WHAT IS NEEDED: Stop at the line containing "YAxis, LabelList, Label": write out every line from the beginning of the entries up to and including it, minus the pictures.

==== RECORDS FOR THE TASK ====

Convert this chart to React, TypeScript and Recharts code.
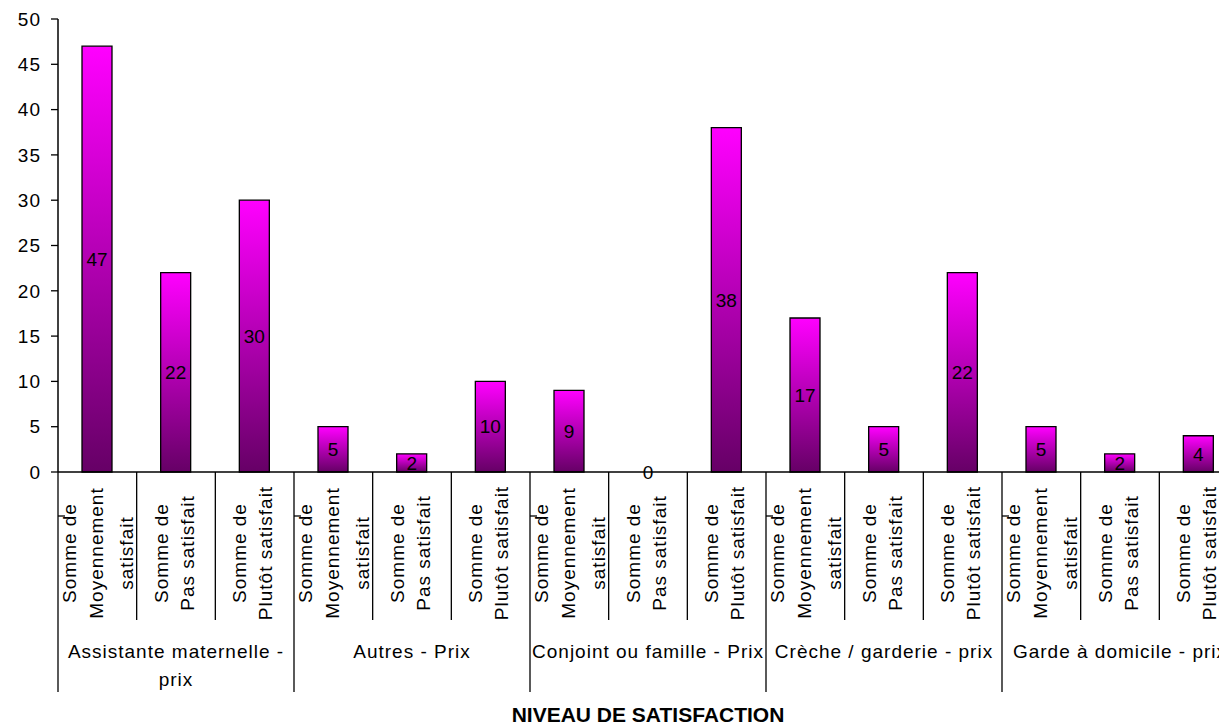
import React from "react";
import { BarChart, Bar, XAxis, YAxis, LabelList, Label } from "recharts";

const groupNames: string[][] = [
  ["Assistante maternelle -", "prix"],
  ["Autres - Prix"],
  ["Conjoint ou famille - Prix"],
  ["Crèche / garderie - prix"],
  ["Garde à domicile - prix"],
];
const levelLabels: string[][] = [
  ["Somme de", "Moyennement", "satisfait"],
  ["Somme de", "Pas satisfait"],
  ["Somme de", "Plutôt satisfait"],
];
const moyennement = [47, 5, 9, 17, 5];
const pasSatisfait = [22, 2, 0, 5, 2];
const plutotSatisfait = [30, 10, 38, 22, 4];
const yTicks = [0, 5, 10, 15, 20, 25, 30, 35, 40, 45, 50];
const axisTitle = "NIVEAU DE SATISFACTION";

const seriesByLevel = [moyennement, pasSatisfait, plutotSatisfait];
const data = groupNames.flatMap((g, gi) =>
  levelLabels.map((_, li) => ({
    key: `${gi}-${li}`,
    group: gi,
    level: li,
    value: seriesByLevel[li][gi],
  }))
);

const FONT = "'Liberation Sans', Arial, sans-serif";
const CHART_W = 1240;
const CHART_H = 725;
const LEFT = 58;
const RIGHT_M = 2;
const PLOT_W = CHART_W - LEFT - RIGHT_M;
const BAND = PLOT_W / data.length;

const textStyle = { fontFamily: FONT, fontSize: 19, letterSpacing: 1, fill: "#000" };

function CatTick(props: any) {
  const { x, y, payload } = props;
  const idx = payload.index;
  const row = data[idx];
  const left = x - BAND / 2;
  const isGroupStart = row.level === 0;
  const lines = levelLabels[row.level];
  const offsets = lines.length === 3 ? [-28, -1, 29] : [-15, 11];
  return (
    <g>
      <line x1={left} y1={y} x2={left} y2={y + (isGroupStart ? 220 : 148)} stroke="#000" strokeWidth={1.3} />
      {isGroupStart && (
        <line x1={left} y1={y + 44} x2={left + 7} y2={y + 44} stroke="#000" strokeWidth={1.3} />
      )}
      {row.value === 0 && (
        <text x={x} y={y} textAnchor="middle" dominantBaseline="central" style={{ fontFamily: FONT, fontSize: 19, fill: "#000" }}>
          {row.value}
        </text>
      )}
      {lines.map((t, i) => (
        <text
          key={i}
          transform={`translate(${x + offsets[i]}, ${y + 81}) rotate(-90)`}
          textAnchor="middle"
          dominantBaseline="central"
          style={textStyle}
        >
          {t}
        </text>
      ))}
      {row.level === 1 &&
        groupNames[row.group].map((t, i) => (
          <text
            key={"g" + i}
            x={x}
            y={y + 179 + i * 28}
            textAnchor="middle"
            dominantBaseline="central"
            style={textStyle}
          >
            {t}
          </text>
        ))}
    </g>
  );
}

export default function App() {
  return (
    <div
      style={{
        position: "absolute",
        left: 0,
        top: 0,
        width: 1219,
        height: 725,
        overflow: "hidden",
        background: "#fff",
      }}
    >
      <BarChart
        width={CHART_W}
        height={CHART_H}
        data={data}
        margin={{ top: 19, right: RIGHT_M, left: 0, bottom: 0 }}
        barCategoryGap={0}
      >
        <defs>
          <linearGradient id="barGrad" x1="0" y1="0" x2="0" y2="1">
            <stop offset="0%" stopColor="#FF00FF" />
            <stop offset="100%" stopColor="#660066" />
          </linearGradient>
        </defs>
        <YAxis
          width={LEFT}
          domain={[0, 50]}
          ticks={yTicks}
          interval={0}
          tickSize={7}
          tickMargin={10}
          axisLine={{ stroke: "#000", strokeWidth: 1.5 }}
          tickLine={{ stroke: "#000", strokeWidth: 1.3 }}
          tick={{ fontFamily: FONT, fontSize: 19, letterSpacing: 1, fill: "#000" }}
        />
        <XAxis
          dataKey="key"
          height={CHART_H - 472}
          interval={0}
          tickSize={0}
          tickMargin={0}
          tickLine={false}
          axisLine={{ stroke: "#000", strokeWidth: 1.5 }}
          tick={<CatTick />}
        >
          <Label
            value={axisTitle}
            position="insideBottom"
            offset={3}
            style={{ fontFamily: FONT, fontSize: 21, fontWeight: "bold", fill: "#000" }}
          />
        </XAxis>
        <Bar
          dataKey="value"
          barSize={30}
          fill="url(#barGrad)"
          stroke="#000"
          strokeWidth={1.3}
          isAnimationActive={false}
        >
          <LabelList
            dataKey="value"
            position="center"
            style={{ fontFamily: FONT, fontSize: 19, fill: "#000" }}
          />
        </Bar>
      </BarChart>
    </div>
  );
}
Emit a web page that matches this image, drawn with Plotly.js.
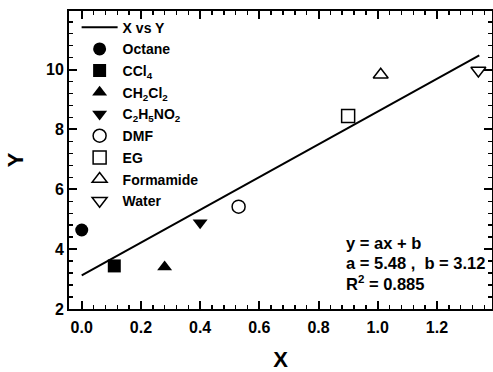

====

RESULT FOR THIS EXERCISE:
Convert this chart to React, TypeScript and Recharts code.
import React from "react";
import { BarChart, Bar, XAxis, YAxis, LabelList, Label } from "recharts";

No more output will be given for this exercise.